Allow me to give you an example. A mission named "rough riders" sees my Kilo sitting pretty much bang in the path of a US CVBG. I'm pottering along at a depth of 216m, well below the layer, which lies at 100m or so. The sea is high - state 4 or 5, I'd say - but there's no rain, and there's about 2,000m or water beneath the keel. Not ideal conditions, but not appalling, either. A quick glance at the Truth (because it's fun to watch happenings while you wait for things to liven up round your own end) reveals a Seawolf barrelling towards me, some 25km distant, at about 35 knots. Of course, I don't know this, so my Kilo keeps ambling along, with the as-yet unknown Seawolf passing gradually through the arc of her cylindrical array. Finally, my own sonar finally gets the hint that the Seawolf is there, and my auto-crew duly mark her down. About 11km away, somewhere off my starboard bow, is something new.
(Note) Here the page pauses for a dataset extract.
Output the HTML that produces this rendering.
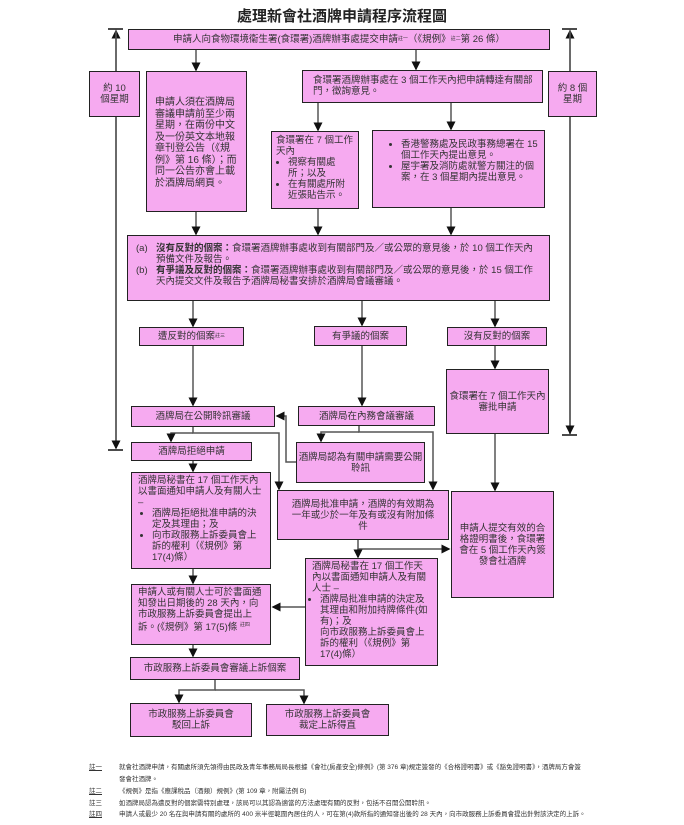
<!DOCTYPE html>
<html><head><meta charset="utf-8"><style>
body{margin:0;background:#fff;}
#c{position:relative;width:684px;height:825px;overflow:hidden;font-family:"Liberation Sans","Noto Sans CJK TC",sans-serif;color:#333;}
.b{position:absolute;background:#f6aaf0;border:1.5px solid #222;box-sizing:border-box;font-size:9.5px;line-height:11px;}
.cc{display:flex;align-items:center;justify-content:center;text-align:center;}
ul{margin:0;padding-left:12px;}
li{margin:0;}
.fn{position:absolute;font-size:6.5px;color:#333;left:89px;}
.fn span{display:inline-block;width:30px;}
</style></head><body><div id="c">
<div style="position:absolute;left:0;width:684px;top:5px;text-align:center;font-size:15px;font-weight:bold;color:#222;">處理新會社酒牌申請程序流程圖</div>
<svg width="684" height="825" style="position:absolute;left:0;top:0">
<defs><marker id="a" markerWidth="6" markerHeight="6" refX="5" refY="3" orient="auto"><path d="M0,0L6,3L0,6z" fill="#111"/></marker></defs>
<g stroke="#555" stroke-width="1.5" fill="none">
<line x1="116" y1="448" x2="116" y2="31" marker-end="url(#a)"/>
<line x1="108" y1="29" x2="123" y2="29" stroke="#111"/>
<line x1="108" y1="450" x2="123" y2="450" stroke="#111"/>
<line x1="116" y1="31" x2="116" y2="448" marker-end="url(#a)"/>
<line x1="570" y1="434" x2="570" y2="31" marker-end="url(#a)"/>
<line x1="570" y1="31" x2="570" y2="433" marker-end="url(#a)"/>
<line x1="562" y1="29" x2="577" y2="29" stroke="#111"/>
<line x1="562" y1="435" x2="577" y2="435" stroke="#111"/>
<line x1="196" y1="50" x2="196" y2="70" marker-end="url(#a)"/>
<line x1="416" y1="50" x2="416" y2="69" marker-end="url(#a)"/>
<line x1="318" y1="103" x2="318" y2="130" marker-end="url(#a)"/>
<line x1="451" y1="103" x2="451" y2="129" marker-end="url(#a)"/>
<line x1="196" y1="212" x2="196" y2="234" marker-end="url(#a)"/>
<line x1="318" y1="209" x2="318" y2="234" marker-end="url(#a)"/>
<line x1="451" y1="208" x2="451" y2="234" marker-end="url(#a)"/>
<line x1="193" y1="301" x2="193" y2="326" marker-end="url(#a)"/>
<line x1="362" y1="301" x2="362" y2="325" marker-end="url(#a)"/>
<line x1="495" y1="301" x2="495" y2="326" marker-end="url(#a)"/>
<line x1="193" y1="346" x2="193" y2="405" marker-end="url(#a)"/>
<line x1="362" y1="346" x2="362" y2="405" marker-end="url(#a)"/>
<line x1="495" y1="346" x2="495" y2="368" marker-end="url(#a)"/>
<polyline points="193,427 193,433 279,433 279,489" marker-end="url(#a)"/>
<polyline points="193,433 171,433 171,441" marker-end="url(#a)"/>
<polyline points="359,426 359,432 433,432 433,489" marker-end="url(#a)"/>
<polyline points="359,432 321,432 321,441" marker-end="url(#a)"/>
<polyline points="296,462 286,462 286,416 277,416" marker-end="url(#a)"/>
<line x1="193" y1="461" x2="193" y2="471" marker-end="url(#a)"/>
<line x1="193" y1="569" x2="193" y2="583" marker-end="url(#a)"/>
<line x1="193" y1="645" x2="193" y2="656" marker-end="url(#a)"/>
<polyline points="215,680 215,690 179,690 179,702" marker-end="url(#a)"/>
<polyline points="215,690 304,690 304,703" marker-end="url(#a)"/>
<polyline points="358,540 358,549 449,549" marker-end="url(#a)"/>
<line x1="358" y1="549" x2="358" y2="557" marker-end="url(#a)"/>
<line x1="305" y1="607" x2="273" y2="607" marker-end="url(#a)"/>
<line x1="495" y1="434" x2="495" y2="490" marker-end="url(#a)"/>
</g></svg>
<div class="b cc" style="left:128px;top:29px;width:422px;height:21px;">申請人向食物環境衞生署(食環署)酒牌辦事處提交申請<sup style="font-size:5px">註一</sup>（《規例》<sup style="font-size:5px">註二</sup>第 26 條）</div>
<div class="b cc" style="left:89px;top:71px;width:51px;height:46px;">約 10<br>個星期</div>
<div class="b" style="left:146px;top:71px;width:101px;height:141px;padding:25px 8px 0 8px;font-size:10px;line-height:11.5px;">申請人須在酒牌局審議申請前至少兩星期，在兩份中文及一份英文本地報章刊登公告（《規例》第 16 條）；而同一公告亦會上載於酒牌局網頁。</div>
<div class="b" style="left:302px;top:70px;width:241px;height:33px;padding:4px 0 0 10px;">食環署酒牌辦事處在 3 個工作天內把申請轉達有關部門，徵詢意見。</div>
<div class="b cc" style="left:548px;top:71px;width:49px;height:46px;">約 8 個<br>星期</div>
<div class="b" style="left:271px;top:131px;width:88px;height:78px;padding:3px 4px;">食環署在 7 個工作天內<ul><li>視察有關處所；以及</li><li>在有關處所附近張貼告示。</li></ul></div>
<div class="b" style="left:372px;top:130px;width:173px;height:78px;padding:8px 6px 0 8px;"><ul style="padding-left:20px"><li>香港警務處及民政事務總署在 15 個工作天內提出意見。</li><li>屋宇署及消防處就警方關注的個案，在 3 個星期內提出意見。</li></ul></div>
<div class="b" style="left:127px;top:235px;width:423px;height:66px;padding:7px 8px 0 8px;">
<div style="display:flex"><span style="width:20px">(a)</span><span style="flex:1"><b>沒有反對的個案：</b>食環署酒牌辦事處收到有關部門及／或公眾的意見後，於 10 個工作天內預備文件及報告。</span></div>
<div style="display:flex"><span style="width:20px">(b)</span><span style="flex:1"><b>有爭議及反對的個案：</b>食環署酒牌辦事處收到有關部門及／或公眾的意見後，於 15 個工作天內提交文件及報告予酒牌局秘書安排於酒牌局會議審議。</span></div></div>
<div class="b cc" style="left:139px;top:327px;width:105px;height:19px;">遭反對的個案<sup style="font-size:5px">註三</sup></div>
<div class="b cc" style="left:314px;top:326px;width:93px;height:20px;">有爭議的個案</div>
<div class="b cc" style="left:447px;top:327px;width:100px;height:19px;">沒有反對的個案</div>
<div class="b cc" style="left:446px;top:369px;width:103px;height:65px;">食環署在 7 個工作天內審批申請</div>
<div class="b cc" style="left:131px;top:406px;width:144px;height:21px;">酒牌局在公開聆訊審議</div>
<div class="b cc" style="left:298px;top:406px;width:137px;height:20px;">酒牌局在內務會議審議</div>
<div class="b cc" style="left:131px;top:442px;width:121px;height:19px;">酒牌局拒絕申請</div>
<div class="b cc" style="left:296px;top:442px;width:129px;height:41px;">酒牌局認為有關申請需要公開聆訊</div>
<div class="b" style="left:131px;top:472px;width:140px;height:97px;padding:2px 6px;">酒牌局秘書在 17 個工作天內以書面通知申請人及有關人士 –<ul style="padding-left:14px"><li>酒牌局拒絕批准申請的決定及其理由；及</li><li>向市政服務上訴委員會上訴的權利（《規例》第 17(4)條）</li></ul></div>
<div class="b cc" style="left:277px;top:490px;width:172px;height:50px;padding:0 10px;">酒牌局批准申請，酒牌的有效期為一年或少於一年及有或沒有附加條件</div>
<div class="b cc" style="left:451px;top:491px;width:103px;height:107px;padding:0 6px;">申請人提交有效的合格證明書後，食環署會在 5 個工作天內簽發會社酒牌</div>
<div class="b" style="left:305px;top:558px;width:133px;height:108px;padding:2px 6px;">酒牌局秘書在 17 個工作天內以書面通知申請人及有關人士 –<ul style="padding-left:8px"><li>酒牌局批准申請的決定及其理由和附加持牌條件(如有)；及<br>向市政服務上訴委員會上訴的權利（《規例》第 17(4)條）</li></ul></div>
<div class="b" style="left:131px;top:584px;width:140px;height:61px;padding:2px 6px;">申請人或有關人士可於書面通知發出日期後的 28 天內，向市政服務上訴委員會提出上訴。(《規例》第 17(5)條 <sup style="font-size:5px">註四</sup></div>
<div class="b cc" style="left:130px;top:657px;width:170px;height:23px;">市政服務上訴委員會審議上訴個案</div>
<div class="b cc" style="left:130px;top:703px;width:122px;height:34px;">市政服務上訴委員會<br>駁回上訴</div>
<div class="b cc" style="left:266px;top:704px;width:123px;height:32px;">市政服務上訴委員會<br>裁定上訴得直</div>
<div class="fn" style="top:761px;"><span style="text-decoration:underline">註一</span>就會社酒牌申請，有關處所須先領得由民政及青年事務局局長根據《會社(房產安全)條例》(第 376 章)規定簽發的《合格證明書》或《豁免證明書》，酒牌局方會簽</div>
<div class="fn" style="top:773px;"><span></span>發會社酒牌。</div>
<div class="fn" style="top:785px;"><span style="text-decoration:underline">註二</span>《規例》是指《應課稅品（酒類）規例》(第 109 章，附屬法例 B)</div>
<div class="fn" style="top:797px;"><span>註三</span>如酒牌局認為遭反對的個案需特別處理，該局可以其認為適當的方法處理有關的反對，包括不召開公開聆訊。</div>
<div class="fn" style="top:808px;"><span style="text-decoration:underline">註四</span>申請人或最少 20 名在與申請有關的處所的 400 米半徑範圍內居住的人，可在第(4)款所指的通知發出後的 28 天內，向市政服務上訴委員會提出針對該決定的上訴。</div>
</div></body></html>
Using the logic I almost always employ - if it's that close, and it's not using its active sonar (or not at the right frequency), it's most likely a submarine, I provisionally call it "some kind of sub". In it comes, still doing around 25 knots. Thinking that it might be wise to make sure he gets within range of my torpedoes (because previous experience has shown me that Russian torpedoes' sonars are about as much use as a chocolate teapot), I stop engines and drift. All is quiet as my TMA crew plot the sub's approach. The time approaches. And then, something odd happens.

About 5,000m from me, the Seawolf suddenly smells something. Quite how is a mystery, since he had accelerated to 35 knots a moment previously (and I'm pretty sure that even a Seawolf can't be confident of remaining undetected at that speed, so steaming away when you think there's another boat out there is surely not quite the normal approach for the AI to take). At any rate, he slows right down. My sonar suddenly loses him. The only thing for it is to shoot and hope. Off go two TEST-71Ms down the last known bearing. Back at me comes first one, then two ADCAPs. ****. Down to 300 metres and onto flank speed, turning perpendicular to the torps and putting down a pair of decoys, sends one cannoning off in the wrong direction and another circling the decoys - of course, not that I know this at 20 knots. The pinging stops, and my boat slows down - to find another ADCAP screaming in. THis time, it's curtains - my Kilo is soon at the bottom of the Med. Fair enougbh, I think; but how did he find me in the first place? Why did my own pair of TEST-71Ms miss so comprehensively at a range of about 3,000 metres?

So what am I doing wrong? How did that Seawolf suddenly detect my near-silent boat? Why are Russian torpedoes apparently incapable of hitting their targets? Am I just dense? Any answers will be very happily appreciated, because this is just one example of a host that have had me tearing my hair out - that's without even going into tales of Ticos which don't notice you when you're practically inspecting the props and carving "I love Claire" into the hull, but will quite happily pop three torps at you 10 miles away, or one famous incident where my helmsman evidently got a little tipsy and steered my precious Akula round in circles at 35 knots despite all attempts to make it turn the opposite way!

Last edited by AirHippo; 03-22-08 at 10:27 PM.